• Task requirements: Select from the data all lines with the word "this".

• Provided data:

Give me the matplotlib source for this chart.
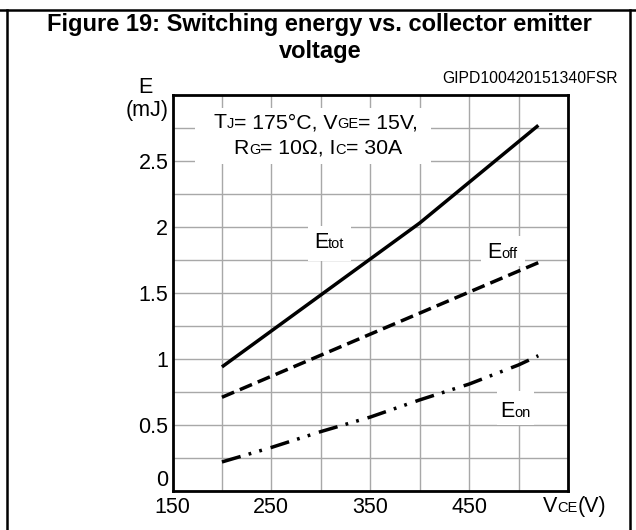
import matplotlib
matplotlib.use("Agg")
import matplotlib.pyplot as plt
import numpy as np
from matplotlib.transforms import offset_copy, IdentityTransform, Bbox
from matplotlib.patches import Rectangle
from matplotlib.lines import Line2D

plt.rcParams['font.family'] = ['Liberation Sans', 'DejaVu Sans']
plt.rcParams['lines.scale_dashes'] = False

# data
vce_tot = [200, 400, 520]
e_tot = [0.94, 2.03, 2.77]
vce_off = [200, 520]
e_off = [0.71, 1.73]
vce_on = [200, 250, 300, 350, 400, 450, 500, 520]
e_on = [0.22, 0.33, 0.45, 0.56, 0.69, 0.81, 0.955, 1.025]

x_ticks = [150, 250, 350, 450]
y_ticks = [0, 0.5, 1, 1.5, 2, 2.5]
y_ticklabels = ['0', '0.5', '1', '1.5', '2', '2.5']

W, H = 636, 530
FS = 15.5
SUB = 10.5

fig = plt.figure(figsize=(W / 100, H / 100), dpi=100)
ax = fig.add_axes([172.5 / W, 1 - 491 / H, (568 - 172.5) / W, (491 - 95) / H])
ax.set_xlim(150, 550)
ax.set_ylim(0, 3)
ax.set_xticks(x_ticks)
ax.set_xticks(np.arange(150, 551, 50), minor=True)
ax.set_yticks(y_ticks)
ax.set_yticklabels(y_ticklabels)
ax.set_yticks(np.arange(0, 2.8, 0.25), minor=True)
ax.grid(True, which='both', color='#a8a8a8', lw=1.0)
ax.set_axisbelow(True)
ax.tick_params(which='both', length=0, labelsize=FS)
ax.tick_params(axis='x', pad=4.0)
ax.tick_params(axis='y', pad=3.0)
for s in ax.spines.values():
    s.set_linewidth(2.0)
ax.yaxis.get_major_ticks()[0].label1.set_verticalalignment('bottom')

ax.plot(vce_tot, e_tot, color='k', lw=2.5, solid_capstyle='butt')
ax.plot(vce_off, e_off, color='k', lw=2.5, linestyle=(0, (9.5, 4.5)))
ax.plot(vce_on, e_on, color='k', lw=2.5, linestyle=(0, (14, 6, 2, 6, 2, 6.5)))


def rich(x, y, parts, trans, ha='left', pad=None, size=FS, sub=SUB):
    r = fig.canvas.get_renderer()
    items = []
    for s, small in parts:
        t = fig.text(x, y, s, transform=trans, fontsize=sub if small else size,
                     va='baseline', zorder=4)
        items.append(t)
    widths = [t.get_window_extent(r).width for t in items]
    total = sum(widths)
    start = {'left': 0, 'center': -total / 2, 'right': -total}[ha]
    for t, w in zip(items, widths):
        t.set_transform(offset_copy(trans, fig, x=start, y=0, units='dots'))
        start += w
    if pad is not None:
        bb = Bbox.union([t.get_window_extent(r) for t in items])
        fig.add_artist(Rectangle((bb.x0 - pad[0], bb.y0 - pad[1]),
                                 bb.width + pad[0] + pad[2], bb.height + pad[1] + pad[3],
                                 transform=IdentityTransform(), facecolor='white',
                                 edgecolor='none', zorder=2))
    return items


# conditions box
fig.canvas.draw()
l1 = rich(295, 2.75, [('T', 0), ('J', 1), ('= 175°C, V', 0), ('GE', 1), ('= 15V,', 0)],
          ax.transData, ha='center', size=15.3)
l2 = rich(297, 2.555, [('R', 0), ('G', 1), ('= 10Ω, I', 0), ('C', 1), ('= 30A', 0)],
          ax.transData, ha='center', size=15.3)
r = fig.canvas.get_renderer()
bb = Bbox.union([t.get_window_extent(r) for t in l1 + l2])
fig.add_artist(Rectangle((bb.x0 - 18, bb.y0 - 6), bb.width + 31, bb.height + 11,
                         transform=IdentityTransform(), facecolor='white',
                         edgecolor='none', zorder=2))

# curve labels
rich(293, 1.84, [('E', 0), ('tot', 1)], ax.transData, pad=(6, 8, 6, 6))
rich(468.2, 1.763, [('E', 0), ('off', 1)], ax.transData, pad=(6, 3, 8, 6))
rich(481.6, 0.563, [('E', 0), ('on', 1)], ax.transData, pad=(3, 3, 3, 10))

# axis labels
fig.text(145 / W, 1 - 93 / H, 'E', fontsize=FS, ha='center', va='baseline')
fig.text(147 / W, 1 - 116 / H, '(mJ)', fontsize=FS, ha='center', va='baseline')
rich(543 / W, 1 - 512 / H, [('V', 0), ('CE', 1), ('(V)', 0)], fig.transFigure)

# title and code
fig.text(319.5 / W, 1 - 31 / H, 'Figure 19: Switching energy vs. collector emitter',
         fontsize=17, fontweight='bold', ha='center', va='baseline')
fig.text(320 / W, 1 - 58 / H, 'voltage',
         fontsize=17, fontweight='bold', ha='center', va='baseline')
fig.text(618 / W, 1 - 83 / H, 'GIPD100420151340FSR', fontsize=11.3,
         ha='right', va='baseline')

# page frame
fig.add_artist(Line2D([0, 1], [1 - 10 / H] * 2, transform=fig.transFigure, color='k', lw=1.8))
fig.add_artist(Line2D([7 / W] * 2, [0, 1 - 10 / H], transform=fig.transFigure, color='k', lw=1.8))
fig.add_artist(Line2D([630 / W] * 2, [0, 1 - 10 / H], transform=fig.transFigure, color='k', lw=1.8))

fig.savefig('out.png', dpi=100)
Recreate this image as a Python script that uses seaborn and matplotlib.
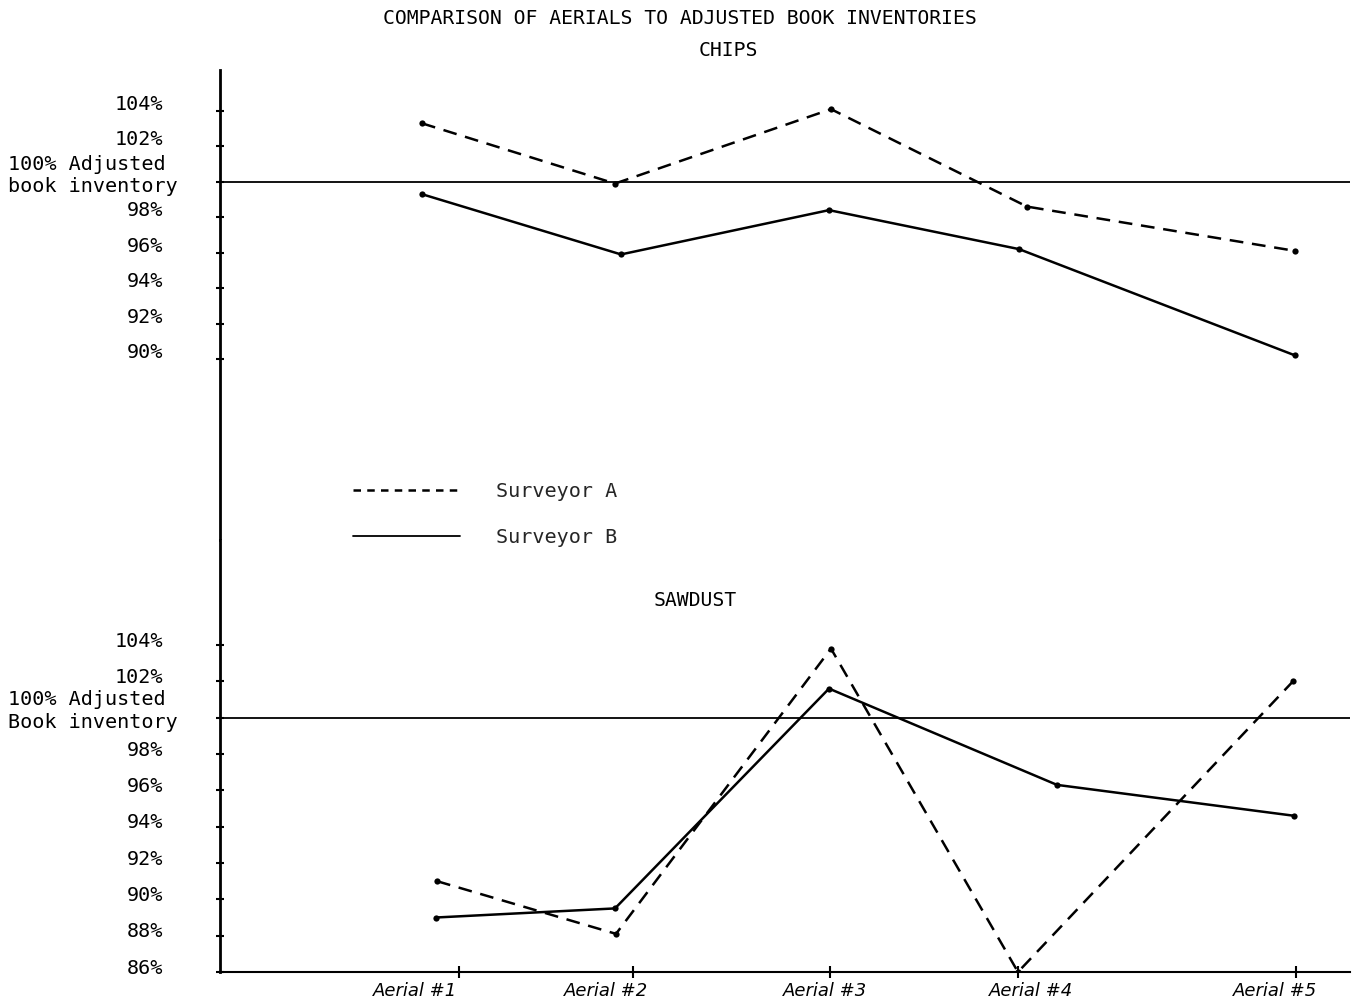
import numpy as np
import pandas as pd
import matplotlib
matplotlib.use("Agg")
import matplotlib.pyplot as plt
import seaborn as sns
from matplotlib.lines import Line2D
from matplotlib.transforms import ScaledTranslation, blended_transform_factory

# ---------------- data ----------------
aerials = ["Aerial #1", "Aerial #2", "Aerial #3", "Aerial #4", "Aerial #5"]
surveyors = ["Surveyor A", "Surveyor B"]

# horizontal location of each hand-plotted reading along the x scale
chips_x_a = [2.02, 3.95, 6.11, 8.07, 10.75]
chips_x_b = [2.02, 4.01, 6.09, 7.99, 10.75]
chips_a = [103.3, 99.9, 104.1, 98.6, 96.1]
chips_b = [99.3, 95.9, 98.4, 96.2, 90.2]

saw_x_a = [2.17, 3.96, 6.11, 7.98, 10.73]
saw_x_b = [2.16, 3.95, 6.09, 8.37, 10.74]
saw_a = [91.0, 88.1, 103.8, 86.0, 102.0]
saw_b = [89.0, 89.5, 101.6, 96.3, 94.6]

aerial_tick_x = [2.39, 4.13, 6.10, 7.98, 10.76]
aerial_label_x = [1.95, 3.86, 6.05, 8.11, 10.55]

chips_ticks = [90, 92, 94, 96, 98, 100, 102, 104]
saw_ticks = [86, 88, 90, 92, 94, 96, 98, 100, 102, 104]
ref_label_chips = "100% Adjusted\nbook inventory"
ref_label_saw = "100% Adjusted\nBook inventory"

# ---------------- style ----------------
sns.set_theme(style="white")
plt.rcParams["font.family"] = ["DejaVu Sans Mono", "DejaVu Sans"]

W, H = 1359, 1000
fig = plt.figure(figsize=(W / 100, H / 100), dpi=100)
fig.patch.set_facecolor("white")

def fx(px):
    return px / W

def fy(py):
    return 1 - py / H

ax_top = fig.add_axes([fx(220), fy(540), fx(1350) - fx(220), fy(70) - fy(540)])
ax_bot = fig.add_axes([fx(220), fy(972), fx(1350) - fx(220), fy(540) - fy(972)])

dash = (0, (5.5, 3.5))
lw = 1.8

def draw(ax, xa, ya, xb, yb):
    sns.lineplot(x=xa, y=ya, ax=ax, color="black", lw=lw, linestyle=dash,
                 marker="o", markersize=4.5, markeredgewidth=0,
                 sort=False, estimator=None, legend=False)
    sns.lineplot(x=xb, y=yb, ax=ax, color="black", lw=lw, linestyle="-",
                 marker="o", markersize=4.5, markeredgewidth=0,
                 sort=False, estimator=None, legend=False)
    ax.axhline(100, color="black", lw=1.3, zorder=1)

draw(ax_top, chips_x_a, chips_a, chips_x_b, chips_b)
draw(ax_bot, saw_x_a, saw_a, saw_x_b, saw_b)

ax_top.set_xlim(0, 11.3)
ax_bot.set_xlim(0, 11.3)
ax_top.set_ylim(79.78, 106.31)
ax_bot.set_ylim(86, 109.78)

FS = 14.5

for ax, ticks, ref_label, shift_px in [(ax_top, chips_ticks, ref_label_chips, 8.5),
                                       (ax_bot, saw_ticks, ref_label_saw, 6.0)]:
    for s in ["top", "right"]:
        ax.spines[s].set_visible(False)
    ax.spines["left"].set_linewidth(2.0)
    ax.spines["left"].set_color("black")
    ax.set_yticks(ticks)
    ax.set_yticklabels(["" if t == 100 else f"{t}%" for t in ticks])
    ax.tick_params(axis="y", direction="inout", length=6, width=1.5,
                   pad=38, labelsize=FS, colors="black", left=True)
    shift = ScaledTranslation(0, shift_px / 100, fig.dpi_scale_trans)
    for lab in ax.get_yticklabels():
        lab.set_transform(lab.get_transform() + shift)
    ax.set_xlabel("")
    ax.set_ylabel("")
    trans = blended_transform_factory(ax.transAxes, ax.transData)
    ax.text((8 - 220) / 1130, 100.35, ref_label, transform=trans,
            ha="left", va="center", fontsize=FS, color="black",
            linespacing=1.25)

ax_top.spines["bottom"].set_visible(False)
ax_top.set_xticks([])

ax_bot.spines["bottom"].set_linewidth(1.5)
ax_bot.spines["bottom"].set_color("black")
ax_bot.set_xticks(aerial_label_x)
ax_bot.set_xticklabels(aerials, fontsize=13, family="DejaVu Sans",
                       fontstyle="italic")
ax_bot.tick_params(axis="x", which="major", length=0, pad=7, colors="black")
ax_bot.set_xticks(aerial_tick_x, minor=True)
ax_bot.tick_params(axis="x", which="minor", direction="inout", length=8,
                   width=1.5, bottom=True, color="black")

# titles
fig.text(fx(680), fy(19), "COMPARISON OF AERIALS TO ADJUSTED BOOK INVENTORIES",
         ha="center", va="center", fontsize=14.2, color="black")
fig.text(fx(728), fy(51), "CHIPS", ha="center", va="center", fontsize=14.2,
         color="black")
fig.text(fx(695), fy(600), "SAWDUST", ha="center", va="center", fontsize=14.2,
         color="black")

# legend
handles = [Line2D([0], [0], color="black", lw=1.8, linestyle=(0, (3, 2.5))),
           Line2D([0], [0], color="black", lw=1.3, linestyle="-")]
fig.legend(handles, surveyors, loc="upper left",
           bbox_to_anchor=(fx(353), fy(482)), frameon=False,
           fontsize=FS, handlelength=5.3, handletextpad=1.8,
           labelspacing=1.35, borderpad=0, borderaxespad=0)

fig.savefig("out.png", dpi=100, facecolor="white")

• Exercise answer:
Give me the matplotlib source for this chart.
Recreate this image as a Python script that uses seaborn and matplotlib.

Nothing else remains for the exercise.